Another important part of helping children was being open when talking about what happened.
“We want to make sure we’re comforting and reassuring children,” Fugate says. “We don’t want to tell them false promises that everything’s going to be back to normal very quickly when it won’t.”

Long after the storm

Grasping his mom’s sweater, Jace Carlson whispers into her side, “Don’t leave me.”
The 5-year-old’s small hands hold on to her shirt with no intention of ever letting go.
Brianne Carlson whispers back assuring her little boy as they walk, promising to see him later in the day.
As the pair approaches Jace’s kindergarten classroom door, the smiling cutouts of apples and other cheery decor don’t brighten Jace’s mood. Every morning before school since Hurricane Michael hit the Carlsons’ Panama City home, Jace cries when his mom says goodbye.

Jace Carlson, 5, drew this of his memory of Hurricane Michael. He and his family stayed at Bay Health Sacred Heart, where his mom Brianne works as a nurse.

The family of four was stranded at Bay Medical Sacred Heart the day Category 5 winds whipped through their neighborhood street, knocking aside trees and signs. Brianne works as a nurse at the hospital, and she felt like it was the safest place to evacuate to.
Hunkered down in a second-floor waiting room of the hospital, Brianne’s family passed the time as she helped patients. Now, four months after the storm, Jace fears every moment he is without his mom or family.
For Jace and other students, their worries will continue after the next hurricane season begins. A quarter of students surveyed three years after Katrina still displayed trauma symptoms and depression, according to a report published in the American Journal of Orthopsychiatry.
In Florida’s Bay County School District, officials are still registering more students as homeless as families come to accept their demolished trailers are uninhabitable.
The time it takes families to come to grips with their living situations can also delay care, Gray says.

The storm path ahead

There was a point during the storm when Nichole felt thankful.
After the constant whistle of the winds whipping through the neighborhood subsided while the eye passed, Nichole stood up from where she was hunkered down in a hallway. She thought they might be safe.
Her family evacuated from their mobile home to a friend’s house. The friend had already barricaded french doors that had flung open, and aside from the ear-splitting sound of the wind trying to rip apart their roof like shredded paper, she wondered if that was all.
Nichole peeked out a window and down the street. Nothing was the same.
The landscape had completely changed. She later found debris from all over the city in her front yard — from window shutters to an entire water well.
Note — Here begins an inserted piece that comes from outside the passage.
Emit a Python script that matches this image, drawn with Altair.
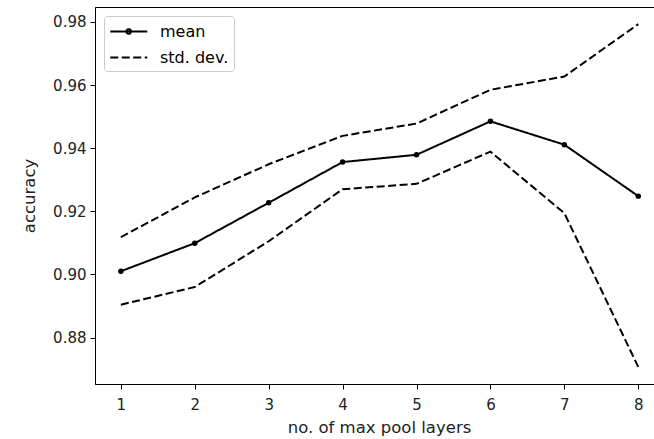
import altair as alt
import pandas as pd

# ---- data ----
layers = [1, 2, 3, 4, 5, 6, 7, 8]
mean_acc = [0.9010, 0.9099, 0.9227, 0.9356, 0.9379, 0.9485, 0.9411, 0.9248]
upper_acc = [0.9118, 0.9244, 0.9349, 0.9439, 0.9478, 0.9585, 0.9627, 0.9793]
lower_acc = [0.8904, 0.8960, 0.9105, 0.9270, 0.9287, 0.9389, 0.9194, 0.8707]
y_ticks = [0.88, 0.90, 0.92, 0.94, 0.96, 0.98]
series_names = ["mean", "std. dev."]

rows = []
for i, x in enumerate(layers):
    rows.append({"layers": x, "acc": mean_acc[i], "series": "mean", "group": "mean"})
    rows.append({"layers": x, "acc": upper_acc[i], "series": "std. dev.", "group": "upper"})
    rows.append({"layers": x, "acc": lower_acc[i], "series": "std. dev.", "group": "lower"})
df = pd.DataFrame(rows)

lo, hi = min(lower_acc), max(upper_acc)
pad = 0.05 * (hi - lo)
y_dom = [lo - pad, hi + pad]
x_dom = [1 - 0.05 * 7, 8.213]

FONT = "DejaVu Sans"

x_enc = alt.X(
    "layers:Q",
    scale=alt.Scale(domain=x_dom, nice=False, zero=False),
    axis=alt.Axis(values=layers, format="d", title="no. of max pool layers",
                  titleX=284, titleAlign="center"),
)
y_enc = alt.Y(
    "acc:Q",
    scale=alt.Scale(domain=y_dom, nice=False, zero=False),
    axis=alt.Axis(values=y_ticks, format=".2f", title="accuracy"),
)

legend_def = alt.Legend(
    orient="top-left", offset=9, fillColor="white", strokeColor="#cccccc",
    cornerRadius=3, padding=5, symbolType="M-1,0H3", symbolSize=342,
    symbolStrokeWidth=2, symbolStrokeColor="black", symbolFillColor="black",
    symbolOpacity=1, labelFontSize=16, labelFont=FONT, labelColor="black",
    labelOffset=30, rowPadding=7,
)

LINE_PATH = "M-1,0H3"
MEAN_PATH = "M-1,0H3M0.75,0A0.25,0.25,0,1,1,1.25,0A0.25,0.25,0,1,1,0.75,0"

base = alt.Chart(df)

lines = base.mark_line(color="black", strokeWidth=2).encode(
    x=x_enc,
    y=y_enc,
    detail="group:N",
    strokeDash=alt.StrokeDash(
        "series:N",
        title=None,
        scale=alt.Scale(domain=series_names, range=[[1, 0], [8, 3.5]]),
        legend=legend_def,
    ),
)

points = base.transform_filter(alt.datum.series == "mean").mark_point(
    filled=True, color="black", size=30, opacity=1
).encode(x=x_enc, y=y_enc)

# empty layer carrying only the legend symbol shapes
legend_shapes = base.transform_filter("false").mark_point(
    filled=False, color="black", strokeWidth=2, opacity=1
).encode(
    x=x_enc,
    y=y_enc,
    shape=alt.Shape(
        "series:N",
        title=None,
        scale=alt.Scale(domain=series_names, range=[MEAN_PATH, LINE_PATH]),
        legend=legend_def,
    ),
)

chart = (
    alt.layer(lines, points, legend_shapes)
    .properties(
        width=559, height=377,
        autosize=alt.AutoSizeParams(type="none"),
        padding={"left": 95, "top": 7, "right": 0, "bottom": 55},
        background="white",
    )
    .configure_view(stroke="black", strokeWidth=1)
    .configure_axis(
        grid=False, domainColor="black", tickColor="black", tickSize=5,
        labelFont=FONT, labelFontSize=15, labelColor="#222222", labelPadding=4,
        titleFont=FONT, titleFontSize=16.5, titleFontWeight="normal", titleColor="#222222",
        domainWidth=1, tickWidth=1,
    )
    .configure_axisX(labelPadding=8, titlePadding=7)
    .configure_axisY(titlePadding=15)
)

chart.save("out.html", embed_options={"renderer": "svg", "actions": False})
Bay County residents take in the damage Hurricane Michael caused on their neighborhood less than 24 hours after Hurricane Michael made landfall in the U.S.Now, nearly half a year since then, her daughter Marlee won’t stop wiping after she uses the bathroom. She whimpers when she sees cracks in walls. Jonathan is prescribed antidepressants after his mom found texts on his phone about hurting himself with a needle.
Nichole says her kids weren’t like this before the storm, the constant moving, and seeing debris still lining the street.
She thought about leaving, getting away from the downed trees that haven’t been removed yet and the traffic caused by increased construction. She wouldn’t be alone — about 500,000 people left New Orleans after Katrina, never to return. Bay County Public Schools’ enrollment dropped by about 2,500 students after Michael.
But running from your problems isn’t a solution, Nichole says.
“It’s like you can’t escape it,” she says. “When you go out of the city limits and you get away from it, you actually see trees again, it makes you happy, but then you come back and reprocess it all again. I’m trying to get unstuck.”